» Data entries
........

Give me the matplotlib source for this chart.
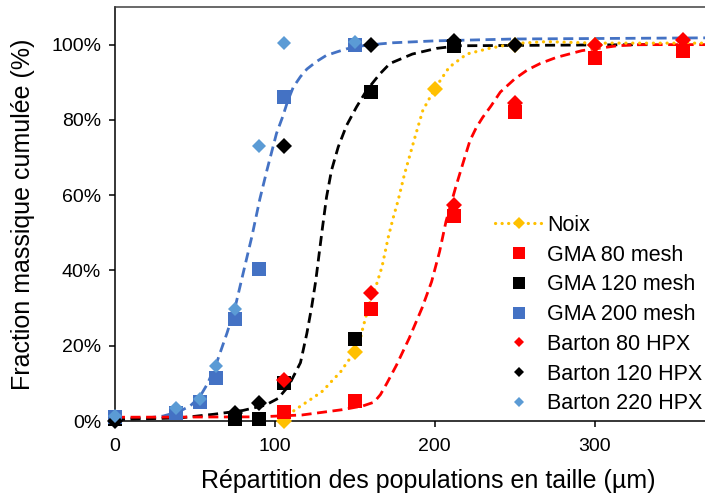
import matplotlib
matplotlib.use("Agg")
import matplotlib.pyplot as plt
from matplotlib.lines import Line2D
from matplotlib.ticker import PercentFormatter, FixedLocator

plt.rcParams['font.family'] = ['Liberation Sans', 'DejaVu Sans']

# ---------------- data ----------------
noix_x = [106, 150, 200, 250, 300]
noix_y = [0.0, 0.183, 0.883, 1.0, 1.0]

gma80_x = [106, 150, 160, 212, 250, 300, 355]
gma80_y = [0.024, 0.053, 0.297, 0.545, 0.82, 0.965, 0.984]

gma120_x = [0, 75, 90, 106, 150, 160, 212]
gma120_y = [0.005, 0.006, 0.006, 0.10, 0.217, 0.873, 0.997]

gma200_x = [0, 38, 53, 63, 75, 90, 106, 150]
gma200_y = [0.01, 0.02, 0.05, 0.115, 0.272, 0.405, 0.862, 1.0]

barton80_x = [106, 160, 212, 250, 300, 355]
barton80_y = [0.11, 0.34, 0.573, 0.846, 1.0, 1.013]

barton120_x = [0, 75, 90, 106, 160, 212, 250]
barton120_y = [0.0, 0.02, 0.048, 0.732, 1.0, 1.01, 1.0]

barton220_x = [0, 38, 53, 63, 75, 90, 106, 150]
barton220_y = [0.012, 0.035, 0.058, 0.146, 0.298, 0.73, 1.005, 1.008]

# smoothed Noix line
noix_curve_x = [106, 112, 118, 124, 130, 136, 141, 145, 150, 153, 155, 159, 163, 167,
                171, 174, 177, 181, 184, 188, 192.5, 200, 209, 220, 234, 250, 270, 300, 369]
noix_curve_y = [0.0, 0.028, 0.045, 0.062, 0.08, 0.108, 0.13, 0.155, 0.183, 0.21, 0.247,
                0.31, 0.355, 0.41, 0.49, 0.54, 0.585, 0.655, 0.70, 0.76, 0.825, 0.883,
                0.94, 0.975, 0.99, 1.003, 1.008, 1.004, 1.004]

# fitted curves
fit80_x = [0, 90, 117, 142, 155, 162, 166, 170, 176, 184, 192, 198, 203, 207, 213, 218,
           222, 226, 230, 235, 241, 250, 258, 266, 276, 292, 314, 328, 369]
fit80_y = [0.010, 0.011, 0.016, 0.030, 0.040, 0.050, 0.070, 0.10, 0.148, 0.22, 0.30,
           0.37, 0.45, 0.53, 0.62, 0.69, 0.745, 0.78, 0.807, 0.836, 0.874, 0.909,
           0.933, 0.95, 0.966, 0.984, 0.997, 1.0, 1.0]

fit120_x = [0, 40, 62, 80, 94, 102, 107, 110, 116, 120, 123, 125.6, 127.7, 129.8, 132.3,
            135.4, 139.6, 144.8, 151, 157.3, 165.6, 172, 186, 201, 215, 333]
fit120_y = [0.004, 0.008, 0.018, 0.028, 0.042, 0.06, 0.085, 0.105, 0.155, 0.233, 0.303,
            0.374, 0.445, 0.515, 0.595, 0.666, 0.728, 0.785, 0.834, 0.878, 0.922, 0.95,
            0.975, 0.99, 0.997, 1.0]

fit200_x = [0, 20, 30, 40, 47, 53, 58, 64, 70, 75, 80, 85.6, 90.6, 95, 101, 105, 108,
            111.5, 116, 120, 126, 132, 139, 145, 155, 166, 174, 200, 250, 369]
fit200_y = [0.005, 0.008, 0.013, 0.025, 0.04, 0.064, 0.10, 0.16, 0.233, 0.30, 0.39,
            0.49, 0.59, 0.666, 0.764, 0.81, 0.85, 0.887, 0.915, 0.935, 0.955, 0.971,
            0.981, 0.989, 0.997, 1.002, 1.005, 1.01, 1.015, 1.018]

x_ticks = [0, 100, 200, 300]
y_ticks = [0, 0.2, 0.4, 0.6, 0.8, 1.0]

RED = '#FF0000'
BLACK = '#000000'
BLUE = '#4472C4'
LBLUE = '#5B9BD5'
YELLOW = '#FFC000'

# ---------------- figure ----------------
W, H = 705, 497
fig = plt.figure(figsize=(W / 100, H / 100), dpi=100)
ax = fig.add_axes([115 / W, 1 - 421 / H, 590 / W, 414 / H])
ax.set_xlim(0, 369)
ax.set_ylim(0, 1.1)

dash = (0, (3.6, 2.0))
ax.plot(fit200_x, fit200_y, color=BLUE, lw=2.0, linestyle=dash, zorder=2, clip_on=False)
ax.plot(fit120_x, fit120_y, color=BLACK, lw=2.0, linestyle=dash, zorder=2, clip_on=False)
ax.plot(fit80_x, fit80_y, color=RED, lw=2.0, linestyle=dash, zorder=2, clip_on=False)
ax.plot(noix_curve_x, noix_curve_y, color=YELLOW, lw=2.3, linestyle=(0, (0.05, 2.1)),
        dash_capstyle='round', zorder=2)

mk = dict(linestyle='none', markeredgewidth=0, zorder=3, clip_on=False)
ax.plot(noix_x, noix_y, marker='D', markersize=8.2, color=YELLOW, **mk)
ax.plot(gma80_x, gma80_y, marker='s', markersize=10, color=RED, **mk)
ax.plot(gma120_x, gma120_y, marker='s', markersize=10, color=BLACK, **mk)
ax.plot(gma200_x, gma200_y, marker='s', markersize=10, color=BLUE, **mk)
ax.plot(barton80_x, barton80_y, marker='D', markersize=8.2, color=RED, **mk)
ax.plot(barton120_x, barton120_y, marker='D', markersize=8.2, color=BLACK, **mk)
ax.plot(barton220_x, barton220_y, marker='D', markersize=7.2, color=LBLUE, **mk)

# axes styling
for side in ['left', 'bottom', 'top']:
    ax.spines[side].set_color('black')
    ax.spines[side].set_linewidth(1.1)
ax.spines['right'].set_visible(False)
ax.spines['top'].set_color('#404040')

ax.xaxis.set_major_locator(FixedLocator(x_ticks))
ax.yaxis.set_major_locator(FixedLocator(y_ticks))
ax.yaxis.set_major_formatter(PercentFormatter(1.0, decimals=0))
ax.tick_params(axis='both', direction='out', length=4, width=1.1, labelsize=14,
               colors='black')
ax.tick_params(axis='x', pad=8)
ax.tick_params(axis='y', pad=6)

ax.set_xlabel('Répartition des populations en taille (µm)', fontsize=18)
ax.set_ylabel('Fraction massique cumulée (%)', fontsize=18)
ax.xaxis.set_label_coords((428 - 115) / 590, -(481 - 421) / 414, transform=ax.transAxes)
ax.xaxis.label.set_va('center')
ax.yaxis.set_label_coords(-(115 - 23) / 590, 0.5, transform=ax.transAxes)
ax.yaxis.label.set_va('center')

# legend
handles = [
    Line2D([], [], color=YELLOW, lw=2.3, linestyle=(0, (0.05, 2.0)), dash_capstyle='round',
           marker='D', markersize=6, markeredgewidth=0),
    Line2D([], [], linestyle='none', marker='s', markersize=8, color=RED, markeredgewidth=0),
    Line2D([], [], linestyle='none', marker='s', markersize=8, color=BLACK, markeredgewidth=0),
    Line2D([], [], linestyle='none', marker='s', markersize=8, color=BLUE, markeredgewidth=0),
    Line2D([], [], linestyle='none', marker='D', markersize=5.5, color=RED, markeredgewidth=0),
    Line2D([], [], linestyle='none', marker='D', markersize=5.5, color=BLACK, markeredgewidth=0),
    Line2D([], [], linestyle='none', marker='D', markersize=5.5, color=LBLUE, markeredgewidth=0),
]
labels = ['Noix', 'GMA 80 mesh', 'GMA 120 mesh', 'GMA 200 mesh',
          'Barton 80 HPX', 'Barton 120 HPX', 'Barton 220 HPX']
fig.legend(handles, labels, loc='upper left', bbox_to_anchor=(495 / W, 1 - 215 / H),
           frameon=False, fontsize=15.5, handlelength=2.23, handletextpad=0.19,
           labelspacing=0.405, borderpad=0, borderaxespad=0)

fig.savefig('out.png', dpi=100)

........

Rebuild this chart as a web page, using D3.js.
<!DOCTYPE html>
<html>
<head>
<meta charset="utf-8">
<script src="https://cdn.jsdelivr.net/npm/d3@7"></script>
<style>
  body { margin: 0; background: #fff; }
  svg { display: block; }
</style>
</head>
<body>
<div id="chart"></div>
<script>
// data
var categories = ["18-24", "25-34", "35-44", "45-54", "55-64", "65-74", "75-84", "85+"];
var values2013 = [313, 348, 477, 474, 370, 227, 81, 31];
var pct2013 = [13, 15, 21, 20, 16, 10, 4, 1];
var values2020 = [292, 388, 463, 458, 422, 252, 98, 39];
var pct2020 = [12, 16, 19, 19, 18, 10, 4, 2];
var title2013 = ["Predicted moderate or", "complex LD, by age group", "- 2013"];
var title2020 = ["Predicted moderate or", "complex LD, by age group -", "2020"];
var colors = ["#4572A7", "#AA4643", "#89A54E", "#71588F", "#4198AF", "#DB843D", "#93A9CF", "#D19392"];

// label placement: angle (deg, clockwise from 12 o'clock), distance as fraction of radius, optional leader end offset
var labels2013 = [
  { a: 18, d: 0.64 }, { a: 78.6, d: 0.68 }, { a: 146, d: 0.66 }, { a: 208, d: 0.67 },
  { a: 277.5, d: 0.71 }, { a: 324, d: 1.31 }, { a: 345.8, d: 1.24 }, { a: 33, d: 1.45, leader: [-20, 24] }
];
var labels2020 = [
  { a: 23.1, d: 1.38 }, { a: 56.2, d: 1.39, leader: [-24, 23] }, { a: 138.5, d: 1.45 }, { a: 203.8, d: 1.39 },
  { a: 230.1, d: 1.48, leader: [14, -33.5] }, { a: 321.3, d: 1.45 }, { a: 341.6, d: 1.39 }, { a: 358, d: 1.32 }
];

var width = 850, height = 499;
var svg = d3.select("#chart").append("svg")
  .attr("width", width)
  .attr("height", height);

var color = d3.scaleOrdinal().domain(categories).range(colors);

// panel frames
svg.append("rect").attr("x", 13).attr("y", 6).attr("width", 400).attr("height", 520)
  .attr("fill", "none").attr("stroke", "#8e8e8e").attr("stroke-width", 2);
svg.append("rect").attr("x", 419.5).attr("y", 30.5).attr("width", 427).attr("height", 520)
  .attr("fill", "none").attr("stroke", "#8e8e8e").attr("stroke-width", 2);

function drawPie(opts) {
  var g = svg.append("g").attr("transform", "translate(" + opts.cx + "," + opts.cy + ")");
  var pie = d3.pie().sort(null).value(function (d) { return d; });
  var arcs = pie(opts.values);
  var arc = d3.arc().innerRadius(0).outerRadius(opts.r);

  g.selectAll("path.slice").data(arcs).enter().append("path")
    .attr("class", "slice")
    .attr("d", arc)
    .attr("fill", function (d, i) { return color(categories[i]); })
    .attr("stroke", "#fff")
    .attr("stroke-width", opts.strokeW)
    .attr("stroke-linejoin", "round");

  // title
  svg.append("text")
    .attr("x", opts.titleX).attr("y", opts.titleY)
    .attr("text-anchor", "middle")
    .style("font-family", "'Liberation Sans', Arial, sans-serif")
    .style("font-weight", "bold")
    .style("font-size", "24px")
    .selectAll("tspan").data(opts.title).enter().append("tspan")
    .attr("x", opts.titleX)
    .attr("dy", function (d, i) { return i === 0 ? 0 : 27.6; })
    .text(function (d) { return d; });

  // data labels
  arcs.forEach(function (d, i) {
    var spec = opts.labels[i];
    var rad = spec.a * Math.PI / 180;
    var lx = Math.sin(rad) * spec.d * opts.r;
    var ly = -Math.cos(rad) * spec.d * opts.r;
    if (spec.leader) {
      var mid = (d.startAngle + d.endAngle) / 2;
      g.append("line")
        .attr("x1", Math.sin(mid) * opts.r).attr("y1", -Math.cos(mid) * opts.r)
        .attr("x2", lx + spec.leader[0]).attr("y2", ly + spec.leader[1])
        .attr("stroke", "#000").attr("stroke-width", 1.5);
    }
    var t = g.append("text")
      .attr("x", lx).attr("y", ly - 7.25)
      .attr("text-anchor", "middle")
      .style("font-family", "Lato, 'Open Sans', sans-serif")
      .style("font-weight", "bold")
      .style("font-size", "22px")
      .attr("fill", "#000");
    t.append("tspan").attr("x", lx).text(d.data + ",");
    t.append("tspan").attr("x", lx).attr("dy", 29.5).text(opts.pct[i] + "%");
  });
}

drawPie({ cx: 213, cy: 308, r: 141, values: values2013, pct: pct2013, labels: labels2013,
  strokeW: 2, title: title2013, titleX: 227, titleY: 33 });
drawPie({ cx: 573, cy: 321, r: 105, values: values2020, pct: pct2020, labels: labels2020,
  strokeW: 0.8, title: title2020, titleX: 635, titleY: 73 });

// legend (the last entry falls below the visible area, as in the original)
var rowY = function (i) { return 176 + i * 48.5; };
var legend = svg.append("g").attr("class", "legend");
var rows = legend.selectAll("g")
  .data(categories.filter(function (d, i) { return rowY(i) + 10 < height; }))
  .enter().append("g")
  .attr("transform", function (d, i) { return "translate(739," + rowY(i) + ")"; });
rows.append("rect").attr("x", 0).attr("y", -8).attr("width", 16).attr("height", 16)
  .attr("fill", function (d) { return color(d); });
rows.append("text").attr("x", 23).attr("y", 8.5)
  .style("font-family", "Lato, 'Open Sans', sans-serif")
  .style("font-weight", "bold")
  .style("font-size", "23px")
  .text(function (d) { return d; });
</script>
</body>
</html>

........

» Exercise prompt
Leave the pictures out and copy exactly the lines from the one with "Give me the matplotlib source for this chart." to the one with "gma80_y = [0.024, 0.053, 0.297, 0.545, 0.82, 0.965, 0.984]", both included.

» Task response
Give me the matplotlib source for this chart.
import matplotlib
matplotlib.use("Agg")
import matplotlib.pyplot as plt
from matplotlib.lines import Line2D
from matplotlib.ticker import PercentFormatter, FixedLocator

plt.rcParams['font.family'] = ['Liberation Sans', 'DejaVu Sans']

# ---------------- data ----------------
noix_x = [106, 150, 200, 250, 300]
noix_y = [0.0, 0.183, 0.883, 1.0, 1.0]

gma80_x = [106, 150, 160, 212, 250, 300, 355]
gma80_y = [0.024, 0.053, 0.297, 0.545, 0.82, 0.965, 0.984]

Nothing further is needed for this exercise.